If you take any prescription medications, you should always talk to your doctor before trying a new supplement. There are potential moderate interactions between NAC and blood thinners, some blood pressure medicines, and nitroglycerin. You should also stop NAC if you have any surgeries coming up in the next two weeks because it could increase your bleeding risk.
What’s the Best NAC Supplement?
I take NAC every day, and I’ve tried a couple of different brands and types. My favorites include:
Thorne NAC
I like the Thorne brand in general. I feel like they have high-quality products, and this is no exception. Thorne NAC promotes respiratory, liver, and kidney health, and this is the only manufacturer of supplements that collaborates with the Mayo Clinic on wellness content and research.
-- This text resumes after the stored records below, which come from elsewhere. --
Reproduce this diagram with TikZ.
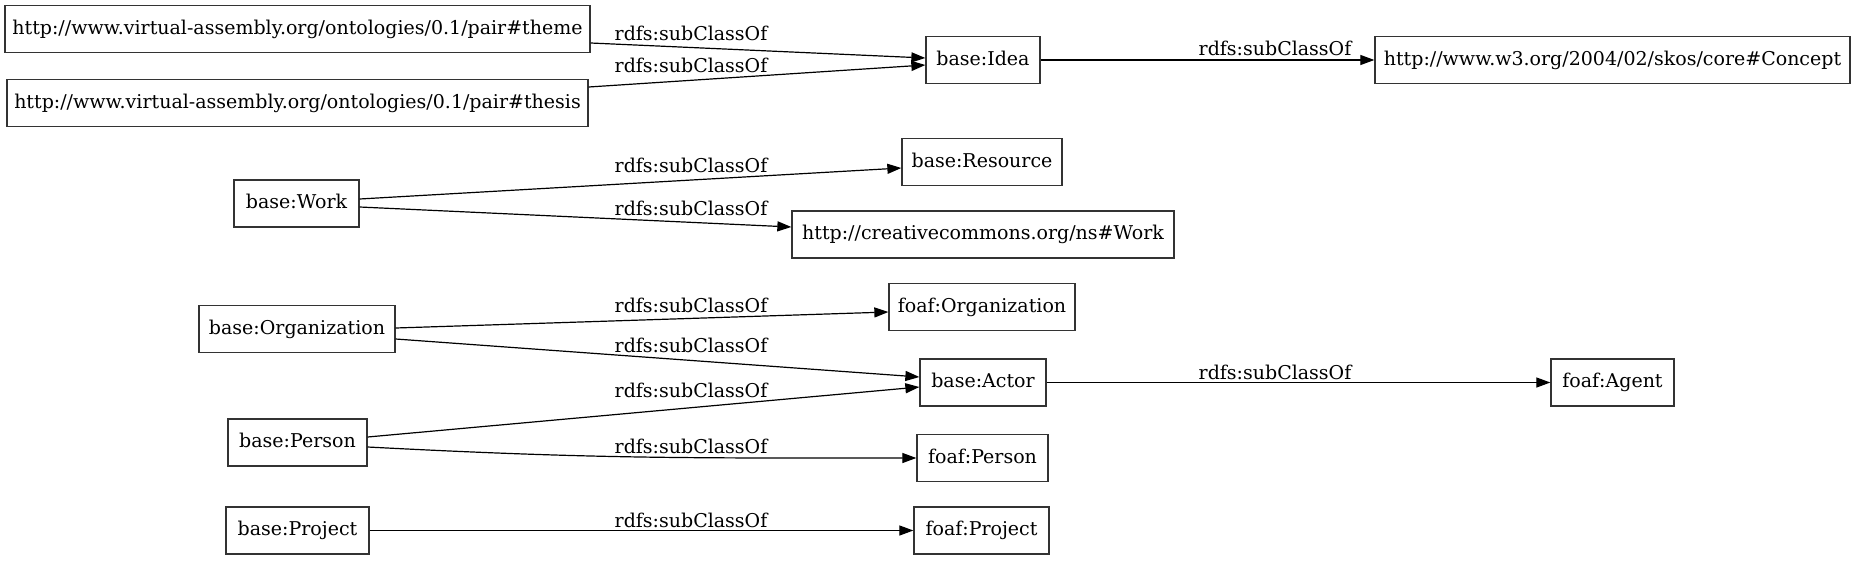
\documentclass[tikz,border=0pt]{standalone}
\usepackage{fontspec}
\setmainfont{DejaVu Serif}
\usepackage{tikz}
\usetikzlibrary{positioning, arrows.meta, calc}

\begin{document}
\begin{tikzpicture}[
                x=1pt, y=-1pt,
                cls/.style={
                    draw=black!80, line width=1.3pt,
                    rectangle, inner sep=0pt,
                    minimum height=47pt,
                    text height=14pt, text depth=4pt,
                    font=\fontsize{19}{22}\selectfont,
                    align=center
                },
                edgelabel/.style={
                    inner sep=0pt,
                    font=\fontsize{19}{22}\selectfont
                },
                subof/.style={
                    draw=black, line width=1.2pt,
                    -{Triangle[length=14pt, width=10pt]}
                }
            ]
            \useasboundingbox (0,0) rectangle (1856,560);

            % --- Klassen links ---
            \node[cls, minimum width=585pt] (theme) at (297.5,29) {http://www.virtual-assembly.org/ontologies/0.1/pair\#theme};
            \node[cls, minimum width=581pt] (thesis) at (297.5,103) {http://www.virtual-assembly.org/ontologies/0.1/pair\#thesis};
            \node[cls, minimum width=125pt] (work) at (296.5,203.5) {base:Work};
            \node[cls, minimum width=196pt] (org) at (297,329) {base:Organization};
            \node[cls, minimum width=139pt] (person) at (297.5,442.5) {base:Person};
            \node[cls, minimum width=143pt] (project) at (297.5,530.5) {base:Project};

            % --- Klassen mitte ---
            \node[cls, minimum width=114pt] (idea) at (983,60) {base:Idea};
            \node[cls, minimum width=160pt] (resource) at (982,162) {base:Resource};
            \node[cls, minimum width=382pt] (ccwork) at (983,234.5) {http://creativecommons.org/ns\#Work};
            \node[cls, minimum width=186pt] (foaforg) at (982,307) {foaf:Organization};
            \node[cls, minimum width=126pt] (actor) at (983,382.5) {base:Actor};
            \node[cls, minimum width=131pt] (foafperson) at (982.5,458) {foaf:Person};
            \node[cls, minimum width=135pt] (foafproject) at (981.5,530.5) {foaf:Project};

            % --- Klassen rechts ---
            \node[cls, minimum width=475pt] (concept) at (1612.5,60) {http://www.w3.org/2004/02/skos/core\#Concept};
            \node[cls, minimum width=123pt] (agent) at (1612.5,382.5) {foaf:Agent};

            % --- subClassOf Kanten ---
            \draw[subof] ([yshift=-14pt]theme.east) -- ([yshift=2pt]idea.west);
            \draw[subof] ([yshift=16pt]thesis.east) -- ([yshift=-5pt]idea.west);
            \draw[subof] (idea.east) -- (concept.west);
            \draw[subof] ([yshift=4.5pt]work.east) -- ([yshift=-6pt]resource.west);
            \draw[subof] ([yshift=-3.5pt]work.east) -- ([yshift=7.5pt]ccwork.west);
            \draw[subof] ([yshift=1pt]org.east) -- ([yshift=-5pt]foaforg.west);
            \draw[subof] ([yshift=-10pt]org.east) -- ([yshift=5.5pt]actor.west);
            \draw[subof] ([yshift=5.5pt]person.east) -- ([yshift=-4.5pt]actor.west);
            \draw[subof] ([yshift=-4.5pt]person.east) .. controls +(230pt,-12pt) and +(-230pt,0pt) .. (foafperson.west);
            \draw[subof] (project.east) -- (foafproject.west);
            \draw[subof] (actor.east) -- (agent.west);

            % --- Labels ---
            \node[edgelabel] (l1) at (691,33) {rdfs:subClassOf};
            \node[edgelabel] (l2) at (691,65) {rdfs:subClassOf};
            \node[edgelabel] (l3) at (1275,48) {rdfs:subClassOf};
            \node[edgelabel] (l4) at (691,165) {rdfs:subClassOf};
            \node[edgelabel] (l5) at (691,208) {rdfs:subClassOf};
            \node[edgelabel] (l6) at (691,305) {rdfs:subClassOf};
            \node[edgelabel] (l7) at (691,345) {rdfs:subClassOf};
            \node[edgelabel] (l8) at (691,390) {rdfs:subClassOf};
            \node[edgelabel] (l9) at (1275,372) {rdfs:subClassOf};
            \node[edgelabel] (l10) at (691,446) {rdfs:subClassOf};
            \node[edgelabel] (l11) at (691,520) {rdfs:subClassOf};

        \end{tikzpicture}
\end{document}
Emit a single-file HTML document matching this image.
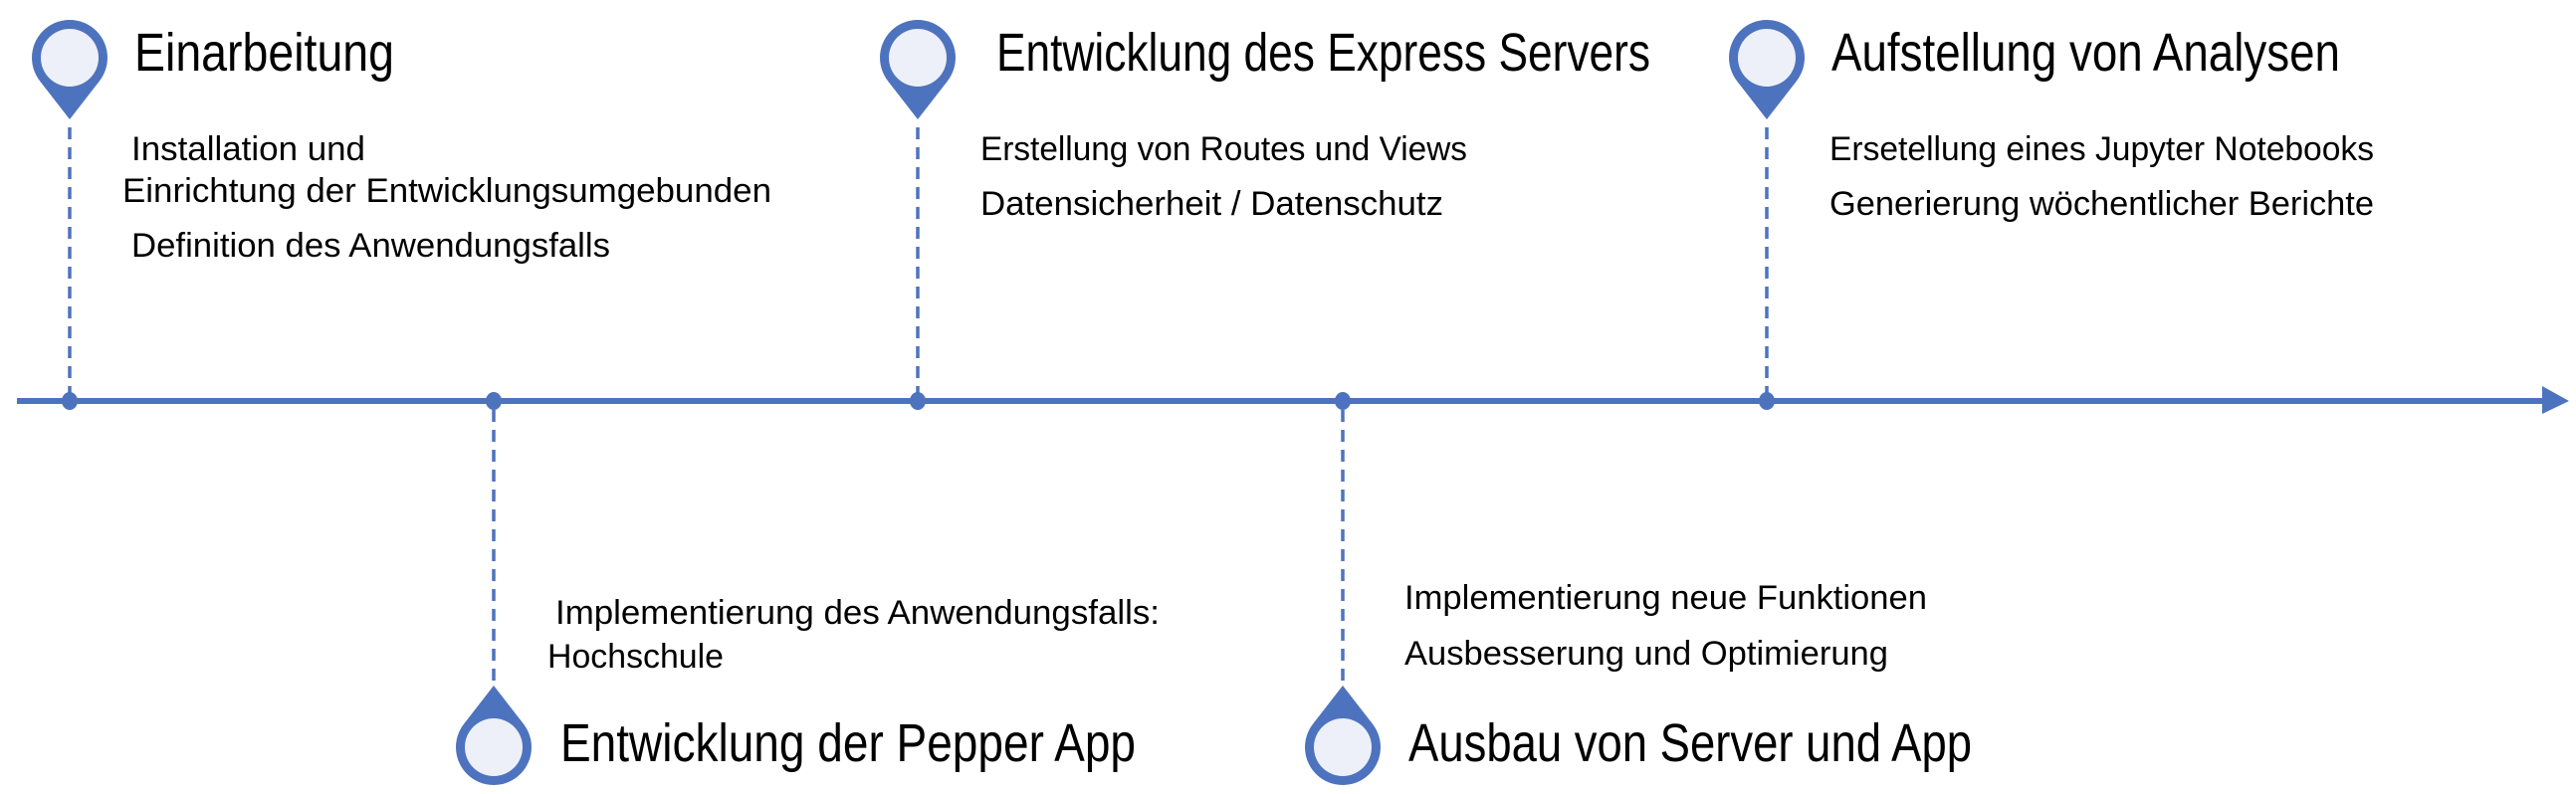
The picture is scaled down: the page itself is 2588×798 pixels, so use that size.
<!DOCTYPE html>
<html><head><meta charset="utf-8"><style>
html,body{margin:0;padding:0;background:#fff;}
svg{display:block;}
text{font-family:"Liberation Sans",sans-serif;fill:#000;}
.t{font-size:54px;}
.b{font-size:34px;}
</style></head><body>
<svg width="2588" height="798" viewBox="0 0 2588 798" xmlns="http://www.w3.org/2000/svg">
<defs>
<g id="pinT">
<circle cx="0" cy="58" r="38" fill="#4E73BE"/>
<polygon points="-29.5,82 29.5,82 0,120" fill="#4E73BE"/>
<circle cx="0" cy="58" r="29" fill="#EDF0F8"/>
</g>
<g id="pinB">
<circle cx="0" cy="751" r="38" fill="#4E73BE"/>
<polygon points="-29.5,727 29.5,727 0,689" fill="#4E73BE"/>
<circle cx="0" cy="751" r="29" fill="#EDF0F8"/>
</g>
</defs>
<g stroke="#4E73BE" stroke-width="3.5" stroke-dasharray="12,8">
<line x1="70" y1="128" x2="70" y2="400"/>
<line x1="922" y1="128" x2="922" y2="400"/>
<line x1="1775" y1="128" x2="1775" y2="400"/>
<line x1="496" y1="412" x2="496" y2="684"/>
<line x1="1349" y1="412" x2="1349" y2="684"/>
</g>
<line x1="17" y1="403" x2="2556" y2="403" stroke="#4E73BE" stroke-width="6"/>
<polygon points="2554,388 2581,403 2554,416" fill="#4E73BE"/>
<g fill="#4E73BE">
<ellipse cx="70" cy="403" rx="8" ry="9"/>
<ellipse cx="496" cy="403" rx="8" ry="9"/>
<ellipse cx="922" cy="403" rx="8" ry="9"/>
<ellipse cx="1349" cy="403" rx="8" ry="9"/>
<ellipse cx="1775" cy="403" rx="8" ry="9"/>
</g>
<use href="#pinT" x="70"/>
<use href="#pinT" x="922"/>
<use href="#pinT" x="1775"/>
<use href="#pinB" x="496"/>
<use href="#pinB" x="1349"/>

<text class="t" x="135" y="71" textLength="261" lengthAdjust="spacingAndGlyphs">Einarbeitung</text>
<text class="b" x="132" y="161" textLength="235" lengthAdjust="spacingAndGlyphs">Installation und</text>
<text class="b" x="123" y="203" textLength="652" lengthAdjust="spacingAndGlyphs">Einrichtung der Entwicklungsumgebunden</text>
<text class="b" x="132" y="258" textLength="481" lengthAdjust="spacingAndGlyphs">Definition des Anwendungsfalls</text>

<text class="t" x="1001" y="71" textLength="657" lengthAdjust="spacingAndGlyphs">Entwicklung des Express Servers</text>
<text class="b" x="985" y="161" textLength="489" lengthAdjust="spacingAndGlyphs">Erstellung von Routes und Views</text>
<text class="b" x="985" y="216" textLength="465" lengthAdjust="spacingAndGlyphs">Datensicherheit / Datenschutz</text>

<text class="t" x="1840" y="71" textLength="511" lengthAdjust="spacingAndGlyphs">Aufstellung von Analysen</text>
<text class="b" x="1838" y="161" textLength="547" lengthAdjust="spacingAndGlyphs">Ersetellung eines Jupyter Notebooks</text>
<text class="b" x="1838" y="216" textLength="547" lengthAdjust="spacingAndGlyphs">Generierung wöchentlicher Berichte</text>

<text class="b" x="558" y="627" textLength="607" lengthAdjust="spacingAndGlyphs">Implementierung des Anwendungsfalls:</text>
<text class="b" x="550" y="671" textLength="177" lengthAdjust="spacingAndGlyphs">Hochschule</text>
<text class="t" x="563" y="765" textLength="578" lengthAdjust="spacingAndGlyphs">Entwicklung der Pepper App</text>

<text class="b" x="1411" y="612" textLength="525" lengthAdjust="spacingAndGlyphs">Implementierung neue Funktionen</text>
<text class="b" x="1411" y="668" textLength="486" lengthAdjust="spacingAndGlyphs">Ausbesserung und Optimierung</text>
<text class="t" x="1415" y="765" textLength="566" lengthAdjust="spacingAndGlyphs">Ausbau von Server und App</text>
</svg>
</body></html>
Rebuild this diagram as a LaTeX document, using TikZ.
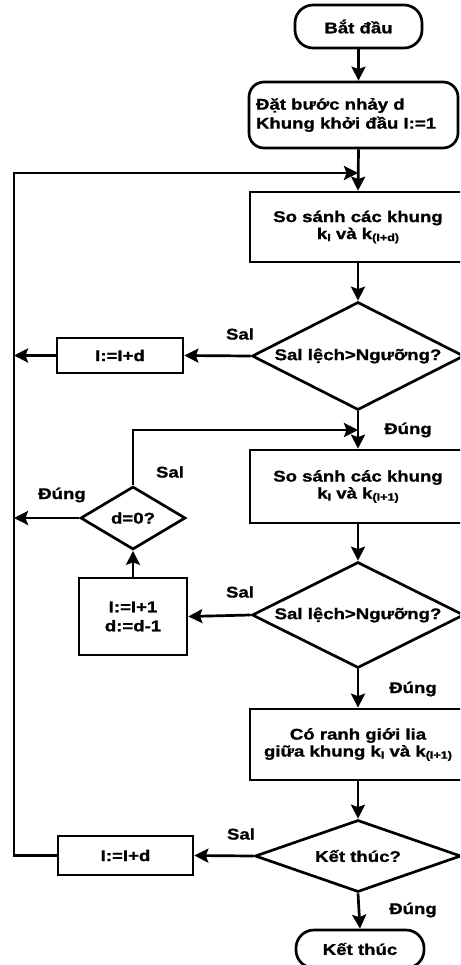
\documentclass[tikz,border=0pt]{standalone}
\usepackage{fontspec}
\setmainfont{Liberation Sans}[FakeStretch=1.2,FakeBold=1.2]
\usetikzlibrary{shapes.geometric,arrows.meta}
\newcommand{\mysub}[1]{\raisebox{-0.25ex}{\fontsize{10.5}{11}\selectfont #1}}
\begin{document}
\begin{tikzpicture}[x=1pt,y=-1pt,
  every node/.style={font=\bfseries\fontsize{15.5}{19}\selectfont},
  ln/.style={line width=2.7pt},
  arr/.style={line width=2.7pt,-{Stealth[length=14pt,width=14pt,inset=2.5pt]}},
  box/.style={draw,line width=2.7pt,rectangle,inner sep=0pt,align=center},
  term/.style={box,rounded corners=18pt},
  dec/.style={draw,line width=2.7pt,diamond,inner sep=0pt,shape aspect=2,align=center},
  lab/.style={inner sep=0pt}]
\clip (0,0) rectangle (460,965);
% main column
\node[term,minimum width=127,minimum height=43] (start) at (358.5,26.5) {Bắt đầu};
\node[box,rounded corners=15pt,minimum width=209,minimum height=66,align=left,text width=195] (init) at (353.5,115) {Đặt bước nhảy d\\Khung khởi đầu I:=1};
\node[box,minimum width=216,minimum height=70] (cmp1) at (358,227) {So sánh các khung\\[-2pt]k\mysub{I} và k\mysub{(I+d)}};
\node[dec,minimum width=212,minimum height=108] (dec1) at (358,356) {Sal lệch>Ngưỡng?};
\node[box,minimum width=216,minimum height=73] (cmp2) at (358,486.5) {So sánh các khung\\[-2pt]k\mysub{I} và k\mysub{(I+1)}};
\node[dec,minimum width=212,minimum height=106] (dec2) at (358,615) {Sal lệch>Ngưỡng?};
\node[box,minimum width=216,minimum height=71] (cut) at (358,744.5) {Có ranh giới lia\\[-2pt]giữa khung k\mysub{I} và k\mysub{(I+1)}};
\node[dec,minimum width=206,minimum height=72] (dec3) at (358,856) {Kết thúc?};
\node[term,minimum width=128,minimum height=38] (stop) at (360,949) {Kết thúc};
% left side
\node[box,minimum width=126,minimum height=35] (upd1) at (120,355.5) {I:=I+d};
\node[dec,minimum width=105,minimum height=63] (dz) at (133,518) {d=0?};
\node[box,minimum width=108,minimum height=77] (upd2) at (133,616.5) {I:=I+1\\d:=d-1};
\node[box,minimum width=135,minimum height=39] (upd3) at (125.5,855.5) {I:=I+d};
\coordinate (LT) at (14,173);
\coordinate (J1) at (358,173);
\coordinate (J2) at (358,430);
% labels
\node[lab] (s1) at (240,334) {Sal};
\node[lab] (s2) at (240,592) {Sal};
\node[lab] (s3) at (241,834) {Sal};
\node[lab] (s4) at (170,472) {Sal};
\node[lab] (d1) at (62,495) {Đúng};
\node[lab] (d2) at (408,430) {Đúng};
\node[lab] (d3) at (413,689) {Đúng};
\node[lab] (d4) at (413,910) {Đúng};
% connectors
\draw[arr] (start.south) -- (start.south |- init.north);
\draw[arr] (start.south |- init.south) -- (cmp1.north);
\draw[arr] (cmp1.south) -- (dec1.north);
\draw[arr] (dec1.south) -- (cmp2.north);
\draw[arr] (cmp2.south) -- (dec2.north);
\draw[arr] (dec2.south) -- (cut.north);
\draw[arr] (cut.south) -- (dec3.north);
\draw[arr] (dec3.south) -- (stop.north);
\draw[arr] (dec1.west) -- (upd1.east);
\draw[arr] (upd1.west) -- (upd1.west -| LT);
\draw[arr] (dec2.west) -- (upd2.east);
\draw[arr] (upd2.north) -- (dz.south);
\draw[arr] (dz.west) -- (dz.west -| LT);
\draw[arr] (dz.north) -- (dz.north |- J2) -- (J2);
\draw[arr] (dec3.west) -- (upd3.east);
\draw[arr,line join=miter] (upd3.west) -- (upd3.west -| LT) -- (LT) -- (J1);
\end{tikzpicture}
\end{document}
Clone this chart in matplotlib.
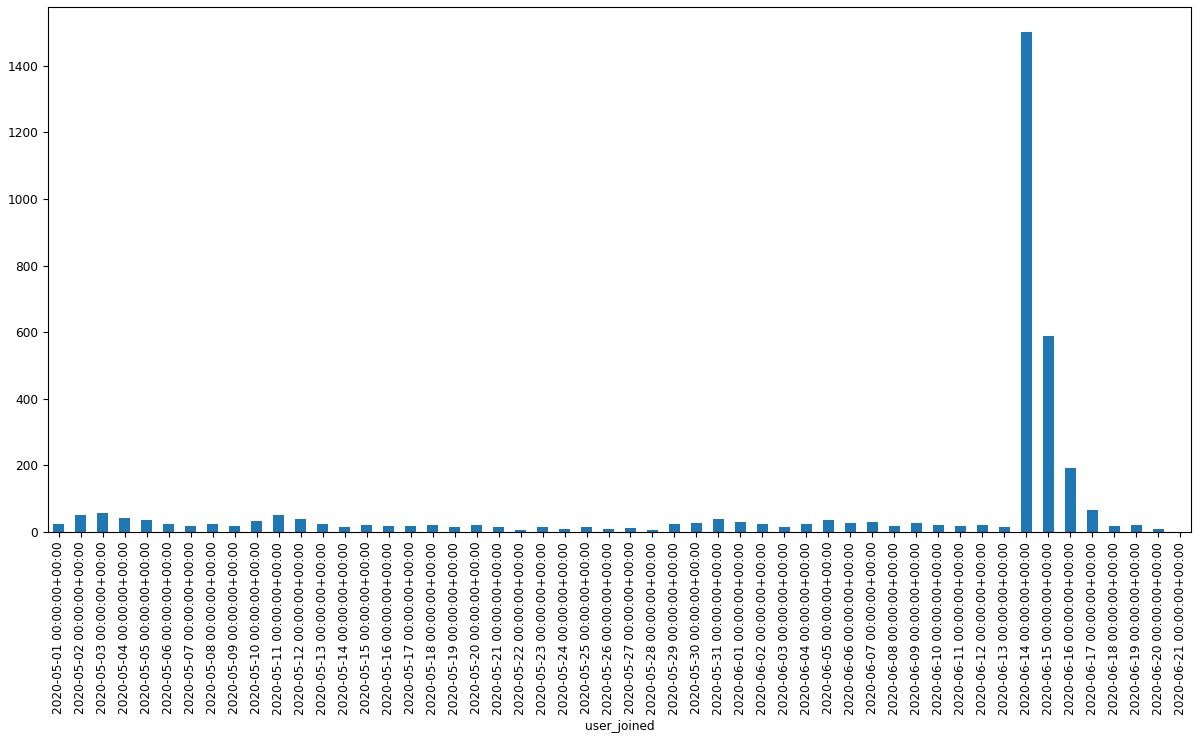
import matplotlib
matplotlib.use('Agg')
import matplotlib.pyplot as plt
import pandas as pd

plt.rcParams['font.size'] = 8.7

# daily count of new users
dates = pd.date_range('2020-05-01', '2020-06-21', freq='D', tz='UTC')
counts = [25, 52, 58, 43, 36, 25, 19, 25, 18, 32,
          51, 38, 25, 14, 22, 19, 19, 22, 14, 20,
          14, 7, 14, 9, 14, 9, 11, 7, 25, 27,
          38, 31, 24, 16, 25, 36, 26, 30, 18, 26,
          20, 17, 20, 14, 1500, 590, 191, 66, 18, 22,
          10, 0]

s = pd.Series(counts, index=pd.Index(dates, name='user_joined'))

fig, ax = plt.subplots(figsize=(12, 7.4), dpi=100)
s.plot(kind='bar', ax=ax, color='#1f77b4')
ax.set_xticklabels([str(d) for d in s.index])

fig.subplots_adjust(left=0.04, right=0.9925, top=0.99, bottom=0.281)
fig.savefig('out.png')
Bulk Supplements NAC Powder
Powder supplements can be more effective for some people and easily absorbed. It can also be cost-effective to buy powders and fill your own capsules. This also gives you control over your dosage.
Now Supplements NAC Capsules
This is the brand and product I use most often. I take the 1000 mg capsules. They’re easy to use, and they have a high dose of NAC compared to comparable products. The Now company does intensive testing on all of its products for formulation and potency, so you know what you’re getting.
Final Thoughts
N acetyl cysteine or an NAC supplement is excellent to add to your arsenal of natural wellness products. These supplements can help lung conditions like chronic obstructive pulmonary disease (COPD), viral and bacterial infections, and many mental health conditions. NAC helps raise levels of the antioxidant glutathione, and high glutathione levels are associated with a lower risk of many chronic diseases, including cancer. The supplement can strengthen the immune system, help with male and female fertility, and alleviate symptoms of substance use disorders, PCOS, and numerous other conditions.
While there is evidence to show the power of NAC, please always speak to your healthcare provider about supplements or any questions you have.